## EXERCISE TASK
Nothing outside the stretch should be returned: give exactly the lines from the line containing "Rebuild this chart" through the line containing "6.60, 7.01, 7.45];", including both.

§ §

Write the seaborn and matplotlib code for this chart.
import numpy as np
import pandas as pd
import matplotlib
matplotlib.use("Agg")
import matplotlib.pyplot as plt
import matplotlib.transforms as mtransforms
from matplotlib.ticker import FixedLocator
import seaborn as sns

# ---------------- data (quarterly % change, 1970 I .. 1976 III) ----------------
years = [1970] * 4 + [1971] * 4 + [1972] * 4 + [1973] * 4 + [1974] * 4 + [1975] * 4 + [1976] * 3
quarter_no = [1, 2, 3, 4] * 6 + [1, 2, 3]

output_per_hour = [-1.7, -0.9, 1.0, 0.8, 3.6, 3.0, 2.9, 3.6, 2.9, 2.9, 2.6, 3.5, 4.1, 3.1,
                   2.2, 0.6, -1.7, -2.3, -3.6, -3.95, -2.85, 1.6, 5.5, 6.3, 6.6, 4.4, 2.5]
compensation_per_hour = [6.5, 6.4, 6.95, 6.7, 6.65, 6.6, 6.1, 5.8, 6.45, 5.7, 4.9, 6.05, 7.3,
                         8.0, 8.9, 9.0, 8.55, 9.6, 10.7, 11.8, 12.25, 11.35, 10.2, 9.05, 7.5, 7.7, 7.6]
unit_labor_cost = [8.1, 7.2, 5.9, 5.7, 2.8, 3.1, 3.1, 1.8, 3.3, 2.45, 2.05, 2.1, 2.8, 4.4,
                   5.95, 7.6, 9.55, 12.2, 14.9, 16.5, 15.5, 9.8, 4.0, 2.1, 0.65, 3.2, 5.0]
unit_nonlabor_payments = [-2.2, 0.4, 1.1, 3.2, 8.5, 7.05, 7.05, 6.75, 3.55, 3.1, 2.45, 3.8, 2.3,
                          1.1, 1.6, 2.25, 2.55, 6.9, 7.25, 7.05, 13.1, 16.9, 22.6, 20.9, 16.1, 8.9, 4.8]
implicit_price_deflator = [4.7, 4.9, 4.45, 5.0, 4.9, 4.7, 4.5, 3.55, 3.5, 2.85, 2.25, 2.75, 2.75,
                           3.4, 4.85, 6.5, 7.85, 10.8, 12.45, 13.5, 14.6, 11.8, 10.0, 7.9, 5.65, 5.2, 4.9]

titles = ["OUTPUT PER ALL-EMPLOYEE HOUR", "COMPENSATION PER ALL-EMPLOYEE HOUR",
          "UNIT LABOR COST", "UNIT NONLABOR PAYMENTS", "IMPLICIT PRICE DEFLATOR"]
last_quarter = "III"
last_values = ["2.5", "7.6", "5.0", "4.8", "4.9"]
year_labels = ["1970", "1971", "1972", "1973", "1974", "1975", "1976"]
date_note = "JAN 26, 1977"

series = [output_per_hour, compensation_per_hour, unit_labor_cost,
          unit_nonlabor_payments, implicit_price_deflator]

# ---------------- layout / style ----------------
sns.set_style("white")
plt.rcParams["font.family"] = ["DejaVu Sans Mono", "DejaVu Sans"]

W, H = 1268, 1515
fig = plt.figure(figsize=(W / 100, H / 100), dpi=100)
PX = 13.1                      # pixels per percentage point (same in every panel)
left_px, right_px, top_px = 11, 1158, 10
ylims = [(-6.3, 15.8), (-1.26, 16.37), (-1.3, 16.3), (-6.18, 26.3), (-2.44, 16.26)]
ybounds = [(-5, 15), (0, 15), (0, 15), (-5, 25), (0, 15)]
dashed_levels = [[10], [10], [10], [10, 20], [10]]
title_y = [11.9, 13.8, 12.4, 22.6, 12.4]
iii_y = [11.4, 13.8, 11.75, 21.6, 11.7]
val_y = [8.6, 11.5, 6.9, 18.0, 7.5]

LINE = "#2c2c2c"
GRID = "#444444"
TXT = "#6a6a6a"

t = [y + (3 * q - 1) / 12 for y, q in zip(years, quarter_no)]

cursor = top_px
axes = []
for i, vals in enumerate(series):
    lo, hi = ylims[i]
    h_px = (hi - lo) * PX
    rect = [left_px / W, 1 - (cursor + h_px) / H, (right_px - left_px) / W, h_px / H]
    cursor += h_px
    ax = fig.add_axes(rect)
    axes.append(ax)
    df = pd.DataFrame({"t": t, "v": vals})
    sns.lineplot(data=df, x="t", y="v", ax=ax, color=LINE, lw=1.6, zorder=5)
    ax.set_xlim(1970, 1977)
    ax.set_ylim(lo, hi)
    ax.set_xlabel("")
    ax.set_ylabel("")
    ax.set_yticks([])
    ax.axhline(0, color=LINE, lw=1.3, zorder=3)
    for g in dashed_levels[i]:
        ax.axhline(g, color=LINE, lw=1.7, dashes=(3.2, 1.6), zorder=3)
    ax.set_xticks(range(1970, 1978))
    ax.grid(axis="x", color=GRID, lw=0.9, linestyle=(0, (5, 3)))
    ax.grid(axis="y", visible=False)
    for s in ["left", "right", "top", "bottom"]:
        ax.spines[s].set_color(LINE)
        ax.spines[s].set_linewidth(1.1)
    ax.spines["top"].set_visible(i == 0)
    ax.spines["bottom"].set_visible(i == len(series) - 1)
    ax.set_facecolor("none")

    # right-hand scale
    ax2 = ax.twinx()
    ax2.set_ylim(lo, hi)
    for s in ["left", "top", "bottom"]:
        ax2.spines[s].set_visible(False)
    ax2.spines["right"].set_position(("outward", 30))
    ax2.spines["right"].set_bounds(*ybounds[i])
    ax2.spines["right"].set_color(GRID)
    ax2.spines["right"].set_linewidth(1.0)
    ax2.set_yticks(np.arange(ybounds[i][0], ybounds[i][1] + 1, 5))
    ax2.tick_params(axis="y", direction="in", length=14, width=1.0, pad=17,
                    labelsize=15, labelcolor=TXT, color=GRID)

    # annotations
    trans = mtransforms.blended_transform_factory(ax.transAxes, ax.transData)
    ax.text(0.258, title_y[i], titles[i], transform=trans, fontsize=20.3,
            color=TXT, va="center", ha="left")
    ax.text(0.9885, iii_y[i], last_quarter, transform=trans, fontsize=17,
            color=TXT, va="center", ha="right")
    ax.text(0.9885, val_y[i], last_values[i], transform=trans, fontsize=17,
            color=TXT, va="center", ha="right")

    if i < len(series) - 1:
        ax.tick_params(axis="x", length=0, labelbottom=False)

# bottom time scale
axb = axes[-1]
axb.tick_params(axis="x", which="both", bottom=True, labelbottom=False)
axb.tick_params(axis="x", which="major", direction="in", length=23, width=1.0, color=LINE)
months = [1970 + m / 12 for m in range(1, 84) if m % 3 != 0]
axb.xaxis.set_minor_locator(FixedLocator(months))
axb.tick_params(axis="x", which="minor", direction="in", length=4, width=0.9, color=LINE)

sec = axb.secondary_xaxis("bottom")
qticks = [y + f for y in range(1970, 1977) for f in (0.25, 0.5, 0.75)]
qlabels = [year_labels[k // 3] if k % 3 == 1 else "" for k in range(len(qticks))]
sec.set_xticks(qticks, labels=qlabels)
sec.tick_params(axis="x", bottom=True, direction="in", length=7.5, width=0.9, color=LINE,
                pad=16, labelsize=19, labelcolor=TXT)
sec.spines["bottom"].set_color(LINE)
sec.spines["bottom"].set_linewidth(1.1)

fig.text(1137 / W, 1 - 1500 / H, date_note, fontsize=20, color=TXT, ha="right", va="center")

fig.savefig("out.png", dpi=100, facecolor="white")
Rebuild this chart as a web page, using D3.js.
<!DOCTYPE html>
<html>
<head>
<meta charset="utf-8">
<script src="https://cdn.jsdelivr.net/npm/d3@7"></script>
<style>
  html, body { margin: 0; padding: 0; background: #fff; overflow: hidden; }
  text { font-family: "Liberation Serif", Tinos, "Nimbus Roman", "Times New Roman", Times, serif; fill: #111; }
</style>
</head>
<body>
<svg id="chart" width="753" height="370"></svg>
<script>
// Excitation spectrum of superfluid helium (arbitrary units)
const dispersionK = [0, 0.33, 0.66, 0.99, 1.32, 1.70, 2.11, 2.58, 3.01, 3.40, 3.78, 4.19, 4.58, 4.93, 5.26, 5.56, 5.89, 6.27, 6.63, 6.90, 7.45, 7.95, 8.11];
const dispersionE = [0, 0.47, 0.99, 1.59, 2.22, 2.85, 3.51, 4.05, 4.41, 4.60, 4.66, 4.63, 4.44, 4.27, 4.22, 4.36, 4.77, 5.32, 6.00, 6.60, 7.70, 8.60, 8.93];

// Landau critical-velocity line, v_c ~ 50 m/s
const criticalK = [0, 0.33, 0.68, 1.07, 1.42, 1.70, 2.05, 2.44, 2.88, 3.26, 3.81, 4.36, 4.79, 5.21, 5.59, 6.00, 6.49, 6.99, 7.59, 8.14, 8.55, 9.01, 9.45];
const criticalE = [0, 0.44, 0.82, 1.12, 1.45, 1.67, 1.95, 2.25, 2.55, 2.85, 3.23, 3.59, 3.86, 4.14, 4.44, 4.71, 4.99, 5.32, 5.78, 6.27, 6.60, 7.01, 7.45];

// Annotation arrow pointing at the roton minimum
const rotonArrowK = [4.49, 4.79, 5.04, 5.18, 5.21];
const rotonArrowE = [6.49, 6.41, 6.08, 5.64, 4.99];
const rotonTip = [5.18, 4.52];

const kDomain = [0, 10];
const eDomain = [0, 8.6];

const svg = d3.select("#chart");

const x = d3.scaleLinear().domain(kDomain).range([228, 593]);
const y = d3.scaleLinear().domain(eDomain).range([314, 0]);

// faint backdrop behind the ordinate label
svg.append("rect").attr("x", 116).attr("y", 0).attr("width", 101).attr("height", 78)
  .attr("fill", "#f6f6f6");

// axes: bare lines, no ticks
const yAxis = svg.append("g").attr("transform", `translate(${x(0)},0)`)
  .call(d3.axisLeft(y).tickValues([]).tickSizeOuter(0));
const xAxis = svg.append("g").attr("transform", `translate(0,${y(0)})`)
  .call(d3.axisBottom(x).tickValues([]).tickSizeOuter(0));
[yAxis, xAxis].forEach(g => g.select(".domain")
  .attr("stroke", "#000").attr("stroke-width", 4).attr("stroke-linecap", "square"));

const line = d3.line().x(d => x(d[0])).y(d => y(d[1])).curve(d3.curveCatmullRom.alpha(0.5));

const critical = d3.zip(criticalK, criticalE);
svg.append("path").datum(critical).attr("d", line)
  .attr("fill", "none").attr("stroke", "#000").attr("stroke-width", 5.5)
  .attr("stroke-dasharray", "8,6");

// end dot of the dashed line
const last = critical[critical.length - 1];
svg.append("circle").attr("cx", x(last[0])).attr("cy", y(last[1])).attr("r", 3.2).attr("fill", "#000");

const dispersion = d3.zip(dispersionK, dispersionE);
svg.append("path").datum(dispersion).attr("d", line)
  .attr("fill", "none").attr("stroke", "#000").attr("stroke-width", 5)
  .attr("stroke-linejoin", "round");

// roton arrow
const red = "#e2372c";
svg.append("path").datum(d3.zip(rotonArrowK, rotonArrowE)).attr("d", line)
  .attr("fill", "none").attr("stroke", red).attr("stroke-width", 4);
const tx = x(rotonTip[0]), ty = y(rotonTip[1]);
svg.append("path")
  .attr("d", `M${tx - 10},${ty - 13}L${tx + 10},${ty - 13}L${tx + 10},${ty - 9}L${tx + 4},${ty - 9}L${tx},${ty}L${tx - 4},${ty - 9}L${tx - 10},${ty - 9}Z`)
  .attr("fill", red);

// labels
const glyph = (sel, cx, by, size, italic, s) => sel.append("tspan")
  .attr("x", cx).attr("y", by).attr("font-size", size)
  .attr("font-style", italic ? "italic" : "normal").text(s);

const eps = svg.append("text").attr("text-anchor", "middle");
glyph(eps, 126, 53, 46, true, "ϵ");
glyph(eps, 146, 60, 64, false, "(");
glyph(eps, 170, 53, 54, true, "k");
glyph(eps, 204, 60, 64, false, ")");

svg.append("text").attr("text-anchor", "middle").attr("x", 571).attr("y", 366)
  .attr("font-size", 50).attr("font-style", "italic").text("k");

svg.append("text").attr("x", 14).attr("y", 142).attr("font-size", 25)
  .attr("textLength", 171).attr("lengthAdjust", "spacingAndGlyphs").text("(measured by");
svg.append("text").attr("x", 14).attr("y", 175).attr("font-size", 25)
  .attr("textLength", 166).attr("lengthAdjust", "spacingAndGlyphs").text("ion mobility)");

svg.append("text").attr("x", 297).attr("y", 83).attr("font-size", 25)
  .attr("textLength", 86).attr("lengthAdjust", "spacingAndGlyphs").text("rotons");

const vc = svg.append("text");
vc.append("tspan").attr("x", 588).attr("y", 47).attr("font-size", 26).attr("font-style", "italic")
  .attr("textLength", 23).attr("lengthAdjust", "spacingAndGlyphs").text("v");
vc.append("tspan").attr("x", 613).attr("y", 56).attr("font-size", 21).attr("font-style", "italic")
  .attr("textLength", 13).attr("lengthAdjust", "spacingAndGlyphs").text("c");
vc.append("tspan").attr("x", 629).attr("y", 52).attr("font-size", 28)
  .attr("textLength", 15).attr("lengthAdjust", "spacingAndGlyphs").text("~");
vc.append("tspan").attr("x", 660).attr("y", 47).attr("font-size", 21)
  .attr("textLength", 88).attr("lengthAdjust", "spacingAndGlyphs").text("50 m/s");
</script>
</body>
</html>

§ §

## CORRECT ANSWER
Rebuild this chart as a web page, using D3.js.
<!DOCTYPE html>
<html>
<head>
<meta charset="utf-8">
<script src="https://cdn.jsdelivr.net/npm/d3@7"></script>
<style>
  html, body { margin: 0; padding: 0; background: #fff; overflow: hidden; }
  text { font-family: "Liberation Serif", Tinos, "Nimbus Roman", "Times New Roman", Times, serif; fill: #111; }
</style>
</head>
<body>
<svg id="chart" width="753" height="370"></svg>
<script>
// Excitation spectrum of superfluid helium (arbitrary units)
const dispersionK = [0, 0.33, 0.66, 0.99, 1.32, 1.70, 2.11, 2.58, 3.01, 3.40, 3.78, 4.19, 4.58, 4.93, 5.26, 5.56, 5.89, 6.27, 6.63, 6.90, 7.45, 7.95, 8.11];
const dispersionE = [0, 0.47, 0.99, 1.59, 2.22, 2.85, 3.51, 4.05, 4.41, 4.60, 4.66, 4.63, 4.44, 4.27, 4.22, 4.36, 4.77, 5.32, 6.00, 6.60, 7.70, 8.60, 8.93];

// Landau critical-velocity line, v_c ~ 50 m/s
const criticalK = [0, 0.33, 0.68, 1.07, 1.42, 1.70, 2.05, 2.44, 2.88, 3.26, 3.81, 4.36, 4.79, 5.21, 5.59, 6.00, 6.49, 6.99, 7.59, 8.14, 8.55, 9.01, 9.45];
const criticalE = [0, 0.44, 0.82, 1.12, 1.45, 1.67, 1.95, 2.25, 2.55, 2.85, 3.23, 3.59, 3.86, 4.14, 4.44, 4.71, 4.99, 5.32, 5.78, 6.27, 6.60, 7.01, 7.45];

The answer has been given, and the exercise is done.